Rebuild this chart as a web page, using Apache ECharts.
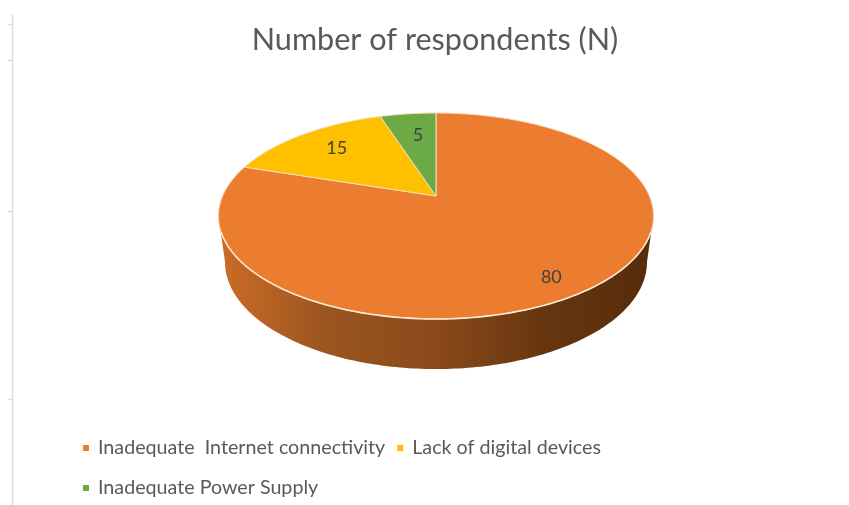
<!DOCTYPE html>
<html>
<head>
<meta charset="utf-8">
<style>html,body{margin:0;padding:0;background:#fff}#chart{width:849px;height:505px}</style>
<script src="https://cdn.jsdelivr.net/npm/echarts@6/dist/echarts.min.js"></script>
</head>
<body>
<div id="chart"></div>
<script>
const chartTitle = 'Number of respondents (N)';
const categories = ['Inadequate  Internet connectivity', 'Lack of digital devices', 'Inadequate Power Supply'];
const values = [80, 15, 5];
const colors = ['#EB7C30', '#FFC000', '#6CAA45'];
const sideStops = ['#CC6D26', '#9A5520', '#8A4A1B', '#66360F', '#562C0D'];

const FONT = 'Lato, sans-serif';
const total = values.reduce((a, b) => a + b, 0);

// Perspective disc: a unit circle projected onto the screen, nearer points spread wider.
const topDisc = { cx: 436, cy: 196, ax: 213.4, by: 99.1, k: 0.194 };
const lowDisc = { cx: 436, cy: 246, ax: 208.6, by: 104.6, k: 0.15 };
const labelReach = [0.84, 0.74, 0.72];
const labelNudge = [[-6, 4], [2, -1], [3, 1]];
const RAD = Math.PI / 180;

function project(disc, deg, r) {
  const u = Math.sin(deg * RAD) * r;
  const v = -Math.cos(deg * RAD) * r;
  const w = 1 - disc.k * v;
  return [disc.cx + disc.ax * u / w, disc.cy + disc.by * v / w];
}

function arc(disc, from, to) {
  const pts = [];
  const n = Math.max(1, Math.ceil(Math.abs(to - from)));
  for (let i = 0; i <= n; i++) pts.push(project(disc, from + (to - from) * i / n, 1));
  return pts;
}

// Angle range of the rim facing the viewer, ending where the disc outline is widest.
function frontRange(disc) {
  const a = Math.acos(disc.k) / RAD;
  return [180 - a, 180 + a];
}

function sliceRange(i) {
  const before = values.slice(0, i).reduce((a, b) => a + b, 0);
  return [before / total * 360, (before + values[i]) / total * 360];
}

function renderSlice(i) {
  return function (params, api) {
    const value = api.value(0);
    const [a0, a1] = sliceRange(i);
    const children = [];

    const [t0, t1] = frontRange(topDisc);
    const [l0, l1] = frontRange(lowDisc);
    const ts = Math.max(a0, t0), te = Math.min(a1, t1);
    if (te > ts) {
      const ls = Math.max(a0, l0), le = Math.min(a1, l1);
      children.push({
        type: 'polygon',
        shape: { points: arc(topDisc, ts, te).concat(arc(lowDisc, le, ls)) },
        style: {
          fill: {
            type: 'linear', x: 0, y: 0, x2: 1, y2: 0,
            colorStops: sideStops.map((c, j) => ({ offset: j / (sideStops.length - 1), color: c }))
          }
        }
      });
    }

    const apex = project(topDisc, 0, 0);
    children.push({
      type: 'polygon',
      shape: { points: [apex].concat(arc(topDisc, a0, a1)) },
      style: { fill: colors[i], stroke: '#F7DDB8', lineWidth: 1, lineJoin: 'round' }
    });

    // Bright lip along the near edge of the top face.
    const hs = Math.max(a0, 110), he = Math.min(a1, 250);
    if (he > hs) {
      children.push({
        type: 'polyline',
        shape: { points: arc(topDisc, hs, he) },
        style: { fill: null, stroke: '#FCE6CF', lineWidth: 1.6 }
      });
    }

    const at = project(topDisc, (a0 + a1) / 2, labelReach[i]);
    children.push({
      type: 'text',
      style: {
        text: String(value), x: at[0] + labelNudge[i][0], y: at[1] + labelNudge[i][1], fill: '#404040',
        fontSize: 18, fontFamily: FONT, align: 'center', verticalAlign: 'middle'
      }
    });
    return { type: 'group', children: children };
  };
}

const legendText = { color: '#595959', fontSize: 19.7, fontFamily: FONT, padding: [0, 0, 0, 4] };

// Faint frame edge with its small ticks down the left side of the page.
const frameTicks = [24, 60, 211, 399];
const frame = [{
  type: 'line', silent: true,
  shape: { x1: 12.5, y1: 14, x2: 12.5, y2: 505 },
  style: { stroke: '#DEDEDE', lineWidth: 1.5 }
}].concat(frameTicks.map(y => ({
  type: 'line', silent: true,
  shape: { x1: 8, y1: y + 0.5, x2: 13, y2: y + 0.5 },
  style: { stroke: '#DEDEDE', lineWidth: 1.5 }
})));

const chart = echarts.init(document.getElementById('chart'), null, { renderer: 'canvas' });
chart.setOption({
  animation: false,
  backgroundColor: '#fff',
  title: {
    text: chartTitle, left: 430, top: 20, textAlign: 'center',
    textStyle: { color: '#595959', fontSize: 30.6, fontWeight: 'normal', fontFamily: FONT }
  },
  legend: [
    {
      data: categories.slice(0, 2), left: 83, top: 438, icon: 'rect', itemWidth: 6, itemHeight: 6,
      itemGap: 12, selectedMode: false, textStyle: legendText, padding: 0
    },
    {
      data: categories.slice(2), left: 83, top: 478, icon: 'rect', itemWidth: 6, itemHeight: 6,
      selectedMode: false, textStyle: legendText, padding: 0
    }
  ],
  graphic: frame,
  series: categories.map((name, i) => ({
    type: 'custom',
    name: name,
    coordinateSystem: 'none',
    silent: true,
    itemStyle: { color: colors[i] },
    renderItem: renderSlice(i),
    data: [[values[i]]]
  }))
});
</script>
</body>
</html>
☆ ☆ ☆ ☆ ☆ ☆ ☆
Goal
Without including any picture, repeat the data exactly.

Correct response
Rebuild this chart as a web page, using Apache ECharts.
<!DOCTYPE html>
<html>
<head>
<meta charset="utf-8">
<style>html,body{margin:0;padding:0;background:#fff}#chart{width:849px;height:505px}</style>
<script src="https://cdn.jsdelivr.net/npm/echarts@6/dist/echarts.min.js"></script>
</head>
<body>
<div id="chart"></div>
<script>
const chartTitle = 'Number of respondents (N)';
const categories = ['Inadequate  Internet connectivity', 'Lack of digital devices', 'Inadequate Power Supply'];
const values = [80, 15, 5];
const colors = ['#EB7C30', '#FFC000', '#6CAA45'];
const sideStops = ['#CC6D26', '#9A5520', '#8A4A1B', '#66360F', '#562C0D'];

const FONT = 'Lato, sans-serif';
const total = values.reduce((a, b) => a + b, 0);

// Perspective disc: a unit circle projected onto the screen, nearer points spread wider.
const topDisc = { cx: 436, cy: 196, ax: 213.4, by: 99.1, k: 0.194 };
const lowDisc = { cx: 436, cy: 246, ax: 208.6, by: 104.6, k: 0.15 };
const labelReach = [0.84, 0.74, 0.72];
const labelNudge = [[-6, 4], [2, -1], [3, 1]];
const RAD = Math.PI / 180;

function project(disc, deg, r) {
  const u = Math.sin(deg * RAD) * r;
  const v = -Math.cos(deg * RAD) * r;
  const w = 1 - disc.k * v;
  return [disc.cx + disc.ax * u / w, disc.cy + disc.by * v / w];
}

function arc(disc, from, to) {
  const pts = [];
  const n = Math.max(1, Math.ceil(Math.abs(to - from)));
  for (let i = 0; i <= n; i++) pts.push(project(disc, from + (to - from) * i / n, 1));
  return pts;
}

// Angle range of the rim facing the viewer, ending where the disc outline is widest.
function frontRange(disc) {
  const a = Math.acos(disc.k) / RAD;
  return [180 - a, 180 + a];
}

function sliceRange(i) {
  const before = values.slice(0, i).reduce((a, b) => a + b, 0);
  return [before / total * 360, (before + values[i]) / total * 360];
}

function renderSlice(i) {
  return function (params, api) {
    const value = api.value(0);
    const [a0, a1] = sliceRange(i);
    const children = [];

    const [t0, t1] = frontRange(topDisc);
    const [l0, l1] = frontRange(lowDisc);
    const ts = Math.max(a0, t0), te = Math.min(a1, t1);
    if (te > ts) {
      const ls = Math.max(a0, l0), le = Math.min(a1, l1);
      children.push({
        type: 'polygon',
        shape: { points: arc(topDisc, ts, te).concat(arc(lowDisc, le, ls)) },
        style: {
          fill: {
            type: 'linear', x: 0, y: 0, x2: 1, y2: 0,
            colorStops: sideStops.map((c, j) => ({ offset: j / (sideStops.length - 1), color: c }))
          }
        }
      });
    }

    const apex = project(topDisc, 0, 0);
    children.push({
      type: 'polygon',
      shape: { points: [apex].concat(arc(topDisc, a0, a1)) },
      style: { fill: colors[i], stroke: '#F7DDB8', lineWidth: 1, lineJoin: 'round' }
    });

    // Bright lip along the near edge of the top face.
    const hs = Math.max(a0, 110), he = Math.min(a1, 250);
    if (he > hs) {
      children.push({
        type: 'polyline',
        shape: { points: arc(topDisc, hs, he) },
        style: { fill: null, stroke: '#FCE6CF', lineWidth: 1.6 }
      });
    }

    const at = project(topDisc, (a0 + a1) / 2, labelReach[i]);
    children.push({
      type: 'text',
      style: {
        text: String(value), x: at[0] + labelNudge[i][0], y: at[1] + labelNudge[i][1], fill: '#404040',
        fontSize: 18, fontFamily: FONT, align: 'center', verticalAlign: 'middle'
      }
    });
    return { type: 'group', children: children };
  };
}

const legendText = { color: '#595959', fontSize: 19.7, fontFamily: FONT, padding: [0, 0, 0, 4] };

// Faint frame edge with its small ticks down the left side of the page.
const frameTicks = [24, 60, 211, 399];
const frame = [{
  type: 'line', silent: true,
  shape: { x1: 12.5, y1: 14, x2: 12.5, y2: 505 },
  style: { stroke: '#DEDEDE', lineWidth: 1.5 }
}].concat(frameTicks.map(y => ({
  type: 'line', silent: true,
  shape: { x1: 8, y1: y + 0.5, x2: 13, y2: y + 0.5 },
  style: { stroke: '#DEDEDE', lineWidth: 1.5 }
})));

const chart = echarts.init(document.getElementById('chart'), null, { renderer: 'canvas' });
chart.setOption({
  animation: false,
  backgroundColor: '#fff',
  title: {
    text: chartTitle, left: 430, top: 20, textAlign: 'center',
    textStyle: { color: '#595959', fontSize: 30.6, fontWeight: 'normal', fontFamily: FONT }
  },
  legend: [
    {
      data: categories.slice(0, 2), left: 83, top: 438, icon: 'rect', itemWidth: 6, itemHeight: 6,
      itemGap: 12, selectedMode: false, textStyle: legendText, padding: 0
    },
    {
      data: categories.slice(2), left: 83, top: 478, icon: 'rect', itemWidth: 6, itemHeight: 6,
      selectedMode: false, textStyle: legendText, padding: 0
    }
  ],
  graphic: frame,
  series: categories.map((name, i) => ({
    type: 'custom',
    name: name,
    coordinateSystem: 'none',
    silent: true,
    itemStyle: { color: colors[i] },
    renderItem: renderSlice(i),
    data: [[values[i]]]
  }))
});
</script>
</body>
</html>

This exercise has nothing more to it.